Tuesday, June 17, 2014

A Pack of Ravening Wild Dogs Ate IRS's Homework

A few days ago, I posted a bit about how Lois Lerner's emails from 2009-2011 went missing, apparently long after the republicans on the house committee investigating the IRS targeting of Tea Party groups.  First, Koskinen said they had the emails but it was going to take years (or at least until after the next presidential election) to redact the truth out of them.  Then, the IRS claimed that Lerner's hard drive had crashed during a period when the IRS was not centrally archiving email, but individuals had to archive their own emails due to a lack of central storage. I even recall such a spell at the Smithsonian in the requisite era. This did cause numerous commentators, including myself, to liken it to a dog having eaten the homework.  While just outside the bar of implausibility, it seemed awfully convenient for the one hard drive critical to the investigation to have gone tits up.

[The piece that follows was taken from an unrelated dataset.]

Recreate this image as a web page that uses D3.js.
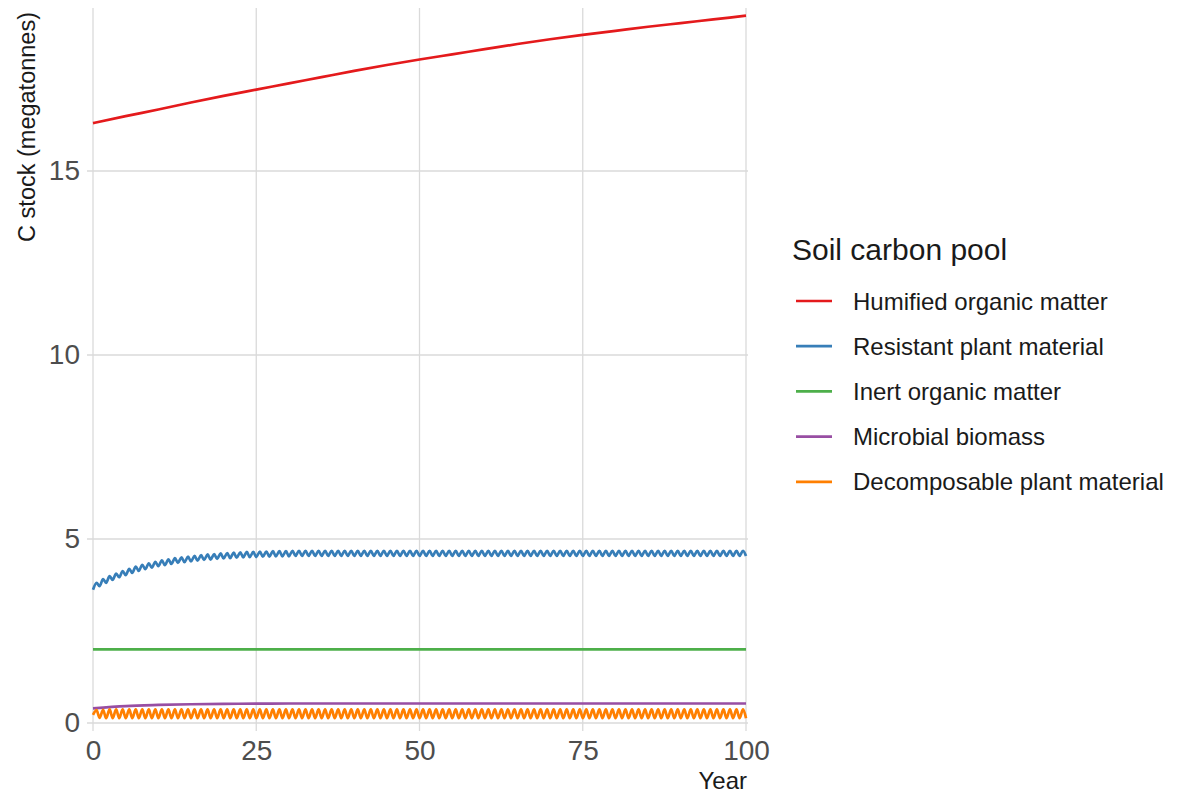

Apparently, there was not just one dog hungry for the IRS homework, there was a whole pack:
It’s not just Lois Lerner’s e-mails. The Internal Revenue Service says it can’t produce e-mails from six more employees involved in the targeting of conservative groups, according to two Republicans investigating the scandal.

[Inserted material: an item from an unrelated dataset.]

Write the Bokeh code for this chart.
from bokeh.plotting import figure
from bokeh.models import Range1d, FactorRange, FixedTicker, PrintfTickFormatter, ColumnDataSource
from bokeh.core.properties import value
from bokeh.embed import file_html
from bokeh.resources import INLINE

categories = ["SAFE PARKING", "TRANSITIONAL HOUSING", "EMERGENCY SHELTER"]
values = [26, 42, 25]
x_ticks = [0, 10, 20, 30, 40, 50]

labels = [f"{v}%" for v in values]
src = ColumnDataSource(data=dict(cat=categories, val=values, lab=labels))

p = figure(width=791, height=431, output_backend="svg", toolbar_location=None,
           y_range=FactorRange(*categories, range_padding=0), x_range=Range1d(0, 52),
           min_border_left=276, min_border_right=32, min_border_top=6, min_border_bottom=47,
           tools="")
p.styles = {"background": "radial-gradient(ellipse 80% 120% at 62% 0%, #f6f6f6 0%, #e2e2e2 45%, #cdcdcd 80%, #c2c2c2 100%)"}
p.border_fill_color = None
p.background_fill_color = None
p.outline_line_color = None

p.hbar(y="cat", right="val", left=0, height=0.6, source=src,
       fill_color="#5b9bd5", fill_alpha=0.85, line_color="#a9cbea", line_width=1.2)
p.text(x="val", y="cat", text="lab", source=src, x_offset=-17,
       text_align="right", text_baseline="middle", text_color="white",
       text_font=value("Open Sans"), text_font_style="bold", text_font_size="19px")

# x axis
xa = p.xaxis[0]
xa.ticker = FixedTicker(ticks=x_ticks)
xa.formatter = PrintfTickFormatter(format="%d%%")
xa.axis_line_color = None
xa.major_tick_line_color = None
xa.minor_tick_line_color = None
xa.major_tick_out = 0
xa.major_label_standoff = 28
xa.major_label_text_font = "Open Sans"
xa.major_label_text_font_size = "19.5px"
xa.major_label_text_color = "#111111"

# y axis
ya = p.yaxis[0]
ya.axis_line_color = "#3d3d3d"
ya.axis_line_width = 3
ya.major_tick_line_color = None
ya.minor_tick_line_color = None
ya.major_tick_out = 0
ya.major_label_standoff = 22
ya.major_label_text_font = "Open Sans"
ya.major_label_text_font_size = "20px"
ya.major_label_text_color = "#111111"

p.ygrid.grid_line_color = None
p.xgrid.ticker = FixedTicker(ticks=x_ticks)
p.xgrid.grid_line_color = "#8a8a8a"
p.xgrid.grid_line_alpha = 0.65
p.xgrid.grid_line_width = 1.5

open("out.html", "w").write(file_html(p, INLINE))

The IRS recently informed Ways and Means chairman Dave Camp and subcommittee chairman Charles Boustany that computer crashes resulted in additional lost e-mails, including from Nikole Flax, the chief of staff to former IRS commissioner Steven Miller, who was fired in the wake of the targeting scandal.
Having a single hard drive crash delete important data was barely within the realm of possibility; invoking the same explanation for six different individuals is just flaunting their feelings of invulnerability.

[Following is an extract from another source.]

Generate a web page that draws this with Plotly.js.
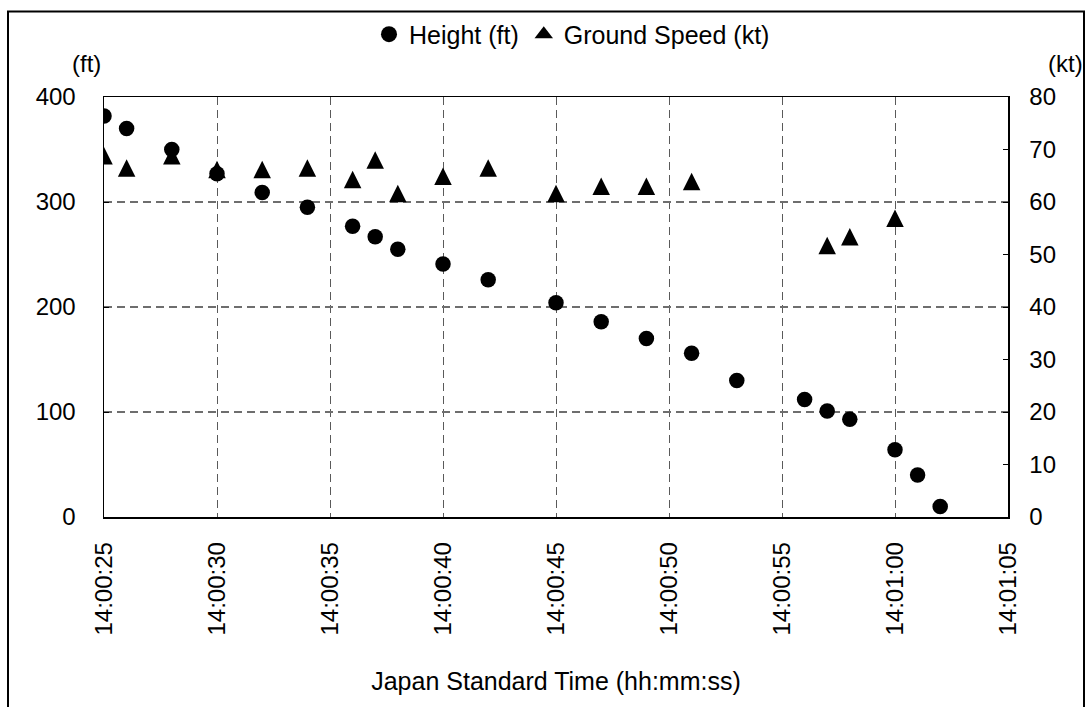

From Stacy McCain - Call Implausible IRS Lie About ‘Lost’ Emails What It Is: Obstruction of Justice
Democrats lie routinely and habitually, and are accustomed to having their lies accepted without question by the media. It is therefore significant that the media are openly mocking the preposterous claim that Lois Lerner’s emails have been “lost”:
Time for the House to hit the IRS where it hurts, in their budget.